#### Information supplied:
————————

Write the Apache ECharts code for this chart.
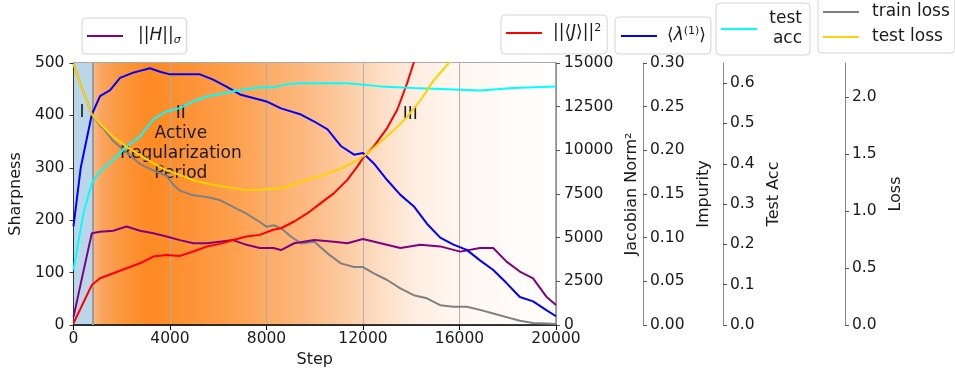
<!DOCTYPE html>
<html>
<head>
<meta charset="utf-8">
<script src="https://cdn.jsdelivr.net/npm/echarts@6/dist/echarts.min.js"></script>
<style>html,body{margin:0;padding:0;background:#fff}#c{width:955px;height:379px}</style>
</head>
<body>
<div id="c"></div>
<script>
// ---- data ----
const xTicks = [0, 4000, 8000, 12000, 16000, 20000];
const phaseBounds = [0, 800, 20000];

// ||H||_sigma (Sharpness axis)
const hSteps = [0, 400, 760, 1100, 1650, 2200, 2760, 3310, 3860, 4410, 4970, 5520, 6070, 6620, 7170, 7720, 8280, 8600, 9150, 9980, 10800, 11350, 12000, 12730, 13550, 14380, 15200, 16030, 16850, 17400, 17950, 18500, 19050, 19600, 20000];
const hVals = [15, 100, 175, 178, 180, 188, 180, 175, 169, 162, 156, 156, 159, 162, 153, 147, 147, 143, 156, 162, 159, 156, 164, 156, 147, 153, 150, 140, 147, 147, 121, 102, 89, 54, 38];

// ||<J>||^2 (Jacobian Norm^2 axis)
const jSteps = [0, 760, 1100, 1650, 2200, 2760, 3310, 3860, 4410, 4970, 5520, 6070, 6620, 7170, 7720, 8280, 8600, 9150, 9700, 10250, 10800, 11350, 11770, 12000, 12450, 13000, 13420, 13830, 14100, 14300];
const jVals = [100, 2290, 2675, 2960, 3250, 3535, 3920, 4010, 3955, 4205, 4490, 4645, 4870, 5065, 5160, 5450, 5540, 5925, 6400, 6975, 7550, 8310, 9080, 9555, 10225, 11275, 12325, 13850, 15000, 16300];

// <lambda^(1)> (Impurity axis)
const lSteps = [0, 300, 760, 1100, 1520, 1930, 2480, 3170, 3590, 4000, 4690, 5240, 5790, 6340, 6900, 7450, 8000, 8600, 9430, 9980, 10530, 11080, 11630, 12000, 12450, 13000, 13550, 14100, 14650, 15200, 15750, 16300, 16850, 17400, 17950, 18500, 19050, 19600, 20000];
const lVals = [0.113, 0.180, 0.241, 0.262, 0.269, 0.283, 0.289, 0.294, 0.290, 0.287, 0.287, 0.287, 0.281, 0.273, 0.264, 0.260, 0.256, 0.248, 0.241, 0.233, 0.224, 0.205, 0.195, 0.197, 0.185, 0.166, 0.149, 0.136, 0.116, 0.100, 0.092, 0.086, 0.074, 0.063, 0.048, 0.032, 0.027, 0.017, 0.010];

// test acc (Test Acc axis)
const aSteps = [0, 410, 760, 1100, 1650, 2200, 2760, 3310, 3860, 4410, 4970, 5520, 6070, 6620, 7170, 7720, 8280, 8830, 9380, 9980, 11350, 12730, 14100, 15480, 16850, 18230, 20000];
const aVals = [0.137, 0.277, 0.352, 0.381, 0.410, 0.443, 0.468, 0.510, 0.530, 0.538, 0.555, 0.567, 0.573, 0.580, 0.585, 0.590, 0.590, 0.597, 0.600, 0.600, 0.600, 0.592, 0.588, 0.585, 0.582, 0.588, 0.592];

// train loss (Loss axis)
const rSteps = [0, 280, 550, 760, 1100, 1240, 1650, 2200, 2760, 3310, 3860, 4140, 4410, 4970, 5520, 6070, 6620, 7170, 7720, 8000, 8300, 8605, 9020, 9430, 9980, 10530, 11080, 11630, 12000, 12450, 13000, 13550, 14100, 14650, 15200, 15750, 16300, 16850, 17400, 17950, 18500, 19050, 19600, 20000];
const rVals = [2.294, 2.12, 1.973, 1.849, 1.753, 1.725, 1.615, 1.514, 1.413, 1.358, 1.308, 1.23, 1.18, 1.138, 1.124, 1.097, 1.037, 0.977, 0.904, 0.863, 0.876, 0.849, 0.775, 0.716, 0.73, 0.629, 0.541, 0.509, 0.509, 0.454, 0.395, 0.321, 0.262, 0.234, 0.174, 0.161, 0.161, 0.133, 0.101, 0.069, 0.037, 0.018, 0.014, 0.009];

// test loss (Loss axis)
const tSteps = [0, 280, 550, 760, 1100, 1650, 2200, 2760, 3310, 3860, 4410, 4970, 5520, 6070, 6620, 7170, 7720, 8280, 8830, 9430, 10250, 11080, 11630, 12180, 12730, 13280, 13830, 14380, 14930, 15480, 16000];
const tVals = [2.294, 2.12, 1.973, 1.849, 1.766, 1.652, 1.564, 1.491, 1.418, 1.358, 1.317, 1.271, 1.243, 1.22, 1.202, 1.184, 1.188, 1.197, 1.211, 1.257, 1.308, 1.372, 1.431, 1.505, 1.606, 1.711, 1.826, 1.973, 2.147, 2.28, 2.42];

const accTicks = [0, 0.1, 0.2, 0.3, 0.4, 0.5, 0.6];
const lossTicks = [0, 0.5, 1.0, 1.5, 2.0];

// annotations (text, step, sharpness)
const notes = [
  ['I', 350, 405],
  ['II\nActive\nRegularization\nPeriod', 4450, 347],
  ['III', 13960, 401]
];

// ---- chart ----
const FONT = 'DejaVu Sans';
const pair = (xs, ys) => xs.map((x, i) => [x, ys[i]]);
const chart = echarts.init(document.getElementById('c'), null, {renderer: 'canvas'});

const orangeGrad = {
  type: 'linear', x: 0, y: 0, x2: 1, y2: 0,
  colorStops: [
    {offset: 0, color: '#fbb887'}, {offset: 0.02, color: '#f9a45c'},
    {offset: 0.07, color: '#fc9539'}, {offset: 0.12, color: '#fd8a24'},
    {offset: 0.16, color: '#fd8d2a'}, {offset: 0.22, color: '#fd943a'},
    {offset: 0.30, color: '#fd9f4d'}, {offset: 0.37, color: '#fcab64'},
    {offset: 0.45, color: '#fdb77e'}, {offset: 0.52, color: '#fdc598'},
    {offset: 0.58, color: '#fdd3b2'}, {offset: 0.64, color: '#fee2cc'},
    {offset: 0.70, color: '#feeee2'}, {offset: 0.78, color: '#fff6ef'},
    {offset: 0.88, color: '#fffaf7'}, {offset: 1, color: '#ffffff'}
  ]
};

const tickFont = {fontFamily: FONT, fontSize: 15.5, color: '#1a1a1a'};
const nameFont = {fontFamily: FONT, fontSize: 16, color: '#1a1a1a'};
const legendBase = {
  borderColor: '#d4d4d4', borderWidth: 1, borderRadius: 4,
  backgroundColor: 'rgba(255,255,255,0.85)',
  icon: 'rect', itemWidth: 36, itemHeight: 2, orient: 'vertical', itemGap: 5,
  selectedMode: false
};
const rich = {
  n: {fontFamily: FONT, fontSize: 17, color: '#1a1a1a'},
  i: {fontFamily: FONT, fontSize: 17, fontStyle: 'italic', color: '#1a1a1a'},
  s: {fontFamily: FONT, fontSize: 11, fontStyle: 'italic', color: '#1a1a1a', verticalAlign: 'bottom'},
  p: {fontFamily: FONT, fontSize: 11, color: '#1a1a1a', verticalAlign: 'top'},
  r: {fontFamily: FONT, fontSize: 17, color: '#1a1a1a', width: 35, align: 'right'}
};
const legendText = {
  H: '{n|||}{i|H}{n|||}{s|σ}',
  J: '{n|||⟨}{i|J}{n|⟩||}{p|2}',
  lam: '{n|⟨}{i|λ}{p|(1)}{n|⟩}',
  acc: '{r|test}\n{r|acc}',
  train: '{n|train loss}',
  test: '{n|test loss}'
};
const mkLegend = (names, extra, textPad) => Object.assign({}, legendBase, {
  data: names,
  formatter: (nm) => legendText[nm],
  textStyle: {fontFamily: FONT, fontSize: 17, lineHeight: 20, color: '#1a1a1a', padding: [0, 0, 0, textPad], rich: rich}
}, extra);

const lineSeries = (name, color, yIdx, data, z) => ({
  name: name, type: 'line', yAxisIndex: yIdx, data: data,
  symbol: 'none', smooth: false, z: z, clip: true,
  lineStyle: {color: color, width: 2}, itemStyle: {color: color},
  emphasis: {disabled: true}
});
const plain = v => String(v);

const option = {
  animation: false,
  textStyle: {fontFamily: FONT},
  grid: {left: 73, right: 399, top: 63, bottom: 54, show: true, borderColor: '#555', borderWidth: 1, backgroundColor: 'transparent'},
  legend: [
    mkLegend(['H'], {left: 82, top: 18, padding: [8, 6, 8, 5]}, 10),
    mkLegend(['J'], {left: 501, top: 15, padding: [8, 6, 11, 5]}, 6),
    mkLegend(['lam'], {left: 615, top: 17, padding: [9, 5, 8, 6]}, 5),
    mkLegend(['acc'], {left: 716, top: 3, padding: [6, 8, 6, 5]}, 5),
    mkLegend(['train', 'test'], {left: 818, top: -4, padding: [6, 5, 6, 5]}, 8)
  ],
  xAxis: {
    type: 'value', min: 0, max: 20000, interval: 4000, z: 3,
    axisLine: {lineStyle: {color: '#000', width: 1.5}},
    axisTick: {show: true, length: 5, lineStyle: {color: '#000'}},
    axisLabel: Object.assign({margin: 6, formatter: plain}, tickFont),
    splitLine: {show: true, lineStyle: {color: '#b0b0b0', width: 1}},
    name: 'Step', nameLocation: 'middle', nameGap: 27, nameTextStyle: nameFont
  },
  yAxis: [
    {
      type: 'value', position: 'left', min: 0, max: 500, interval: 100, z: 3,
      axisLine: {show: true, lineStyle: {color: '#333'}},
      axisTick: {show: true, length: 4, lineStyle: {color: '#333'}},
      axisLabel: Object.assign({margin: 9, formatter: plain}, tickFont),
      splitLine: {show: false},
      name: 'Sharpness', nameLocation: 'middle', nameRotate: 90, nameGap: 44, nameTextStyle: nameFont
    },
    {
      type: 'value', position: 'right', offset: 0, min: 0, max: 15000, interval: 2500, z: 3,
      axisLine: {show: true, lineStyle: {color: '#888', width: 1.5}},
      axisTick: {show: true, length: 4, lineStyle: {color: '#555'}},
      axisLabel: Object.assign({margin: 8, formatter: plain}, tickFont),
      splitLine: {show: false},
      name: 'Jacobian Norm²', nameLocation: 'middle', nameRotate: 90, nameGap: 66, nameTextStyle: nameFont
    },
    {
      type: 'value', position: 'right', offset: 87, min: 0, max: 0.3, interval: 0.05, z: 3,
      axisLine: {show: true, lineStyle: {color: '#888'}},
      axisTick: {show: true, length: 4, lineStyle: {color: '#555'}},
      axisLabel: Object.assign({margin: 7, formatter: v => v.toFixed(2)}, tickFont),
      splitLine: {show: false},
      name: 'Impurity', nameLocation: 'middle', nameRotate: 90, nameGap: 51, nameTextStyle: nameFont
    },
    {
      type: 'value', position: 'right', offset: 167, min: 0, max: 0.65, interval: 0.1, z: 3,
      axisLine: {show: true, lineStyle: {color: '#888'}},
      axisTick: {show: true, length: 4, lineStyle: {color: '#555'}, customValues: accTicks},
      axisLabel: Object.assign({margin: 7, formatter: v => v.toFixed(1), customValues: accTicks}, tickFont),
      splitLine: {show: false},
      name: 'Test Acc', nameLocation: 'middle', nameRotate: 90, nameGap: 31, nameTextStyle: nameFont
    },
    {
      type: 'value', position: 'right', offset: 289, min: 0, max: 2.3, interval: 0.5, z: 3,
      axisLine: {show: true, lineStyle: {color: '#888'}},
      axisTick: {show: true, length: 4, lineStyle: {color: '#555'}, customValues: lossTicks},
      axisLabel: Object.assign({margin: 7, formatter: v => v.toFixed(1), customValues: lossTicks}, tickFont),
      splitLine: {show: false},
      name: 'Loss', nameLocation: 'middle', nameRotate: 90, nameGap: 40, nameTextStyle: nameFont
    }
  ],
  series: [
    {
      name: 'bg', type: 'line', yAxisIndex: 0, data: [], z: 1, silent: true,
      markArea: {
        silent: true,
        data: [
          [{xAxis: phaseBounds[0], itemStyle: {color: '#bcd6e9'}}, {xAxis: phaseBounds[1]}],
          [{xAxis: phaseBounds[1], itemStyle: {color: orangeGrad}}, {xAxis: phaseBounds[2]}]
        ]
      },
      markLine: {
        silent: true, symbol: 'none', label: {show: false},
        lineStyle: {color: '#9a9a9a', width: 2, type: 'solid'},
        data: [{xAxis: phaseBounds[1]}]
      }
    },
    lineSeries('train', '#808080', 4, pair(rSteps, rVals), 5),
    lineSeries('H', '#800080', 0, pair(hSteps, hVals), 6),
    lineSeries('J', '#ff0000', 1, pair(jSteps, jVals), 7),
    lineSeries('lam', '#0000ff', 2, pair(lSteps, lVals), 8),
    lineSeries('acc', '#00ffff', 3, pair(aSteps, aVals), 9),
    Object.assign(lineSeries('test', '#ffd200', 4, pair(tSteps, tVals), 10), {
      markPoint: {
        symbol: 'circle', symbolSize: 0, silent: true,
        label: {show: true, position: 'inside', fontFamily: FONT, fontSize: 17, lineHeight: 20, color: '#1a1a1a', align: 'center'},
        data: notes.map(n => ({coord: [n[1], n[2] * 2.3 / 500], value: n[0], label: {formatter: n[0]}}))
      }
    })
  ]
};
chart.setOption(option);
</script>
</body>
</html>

————————

Repeat exactly and only the lines from the start of the data above through the line that holds "const phaseBounds = [0, 800, 20000];", inclusive. Pictures do not belong in the copy.

#### Result of this exercise:
Write the Apache ECharts code for this chart.
<!DOCTYPE html>
<html>
<head>
<meta charset="utf-8">
<script src="https://cdn.jsdelivr.net/npm/echarts@6/dist/echarts.min.js"></script>
<style>html,body{margin:0;padding:0;background:#fff}#c{width:955px;height:379px}</style>
</head>
<body>
<div id="c"></div>
<script>
// ---- data ----
const xTicks = [0, 4000, 8000, 12000, 16000, 20000];
const phaseBounds = [0, 800, 20000];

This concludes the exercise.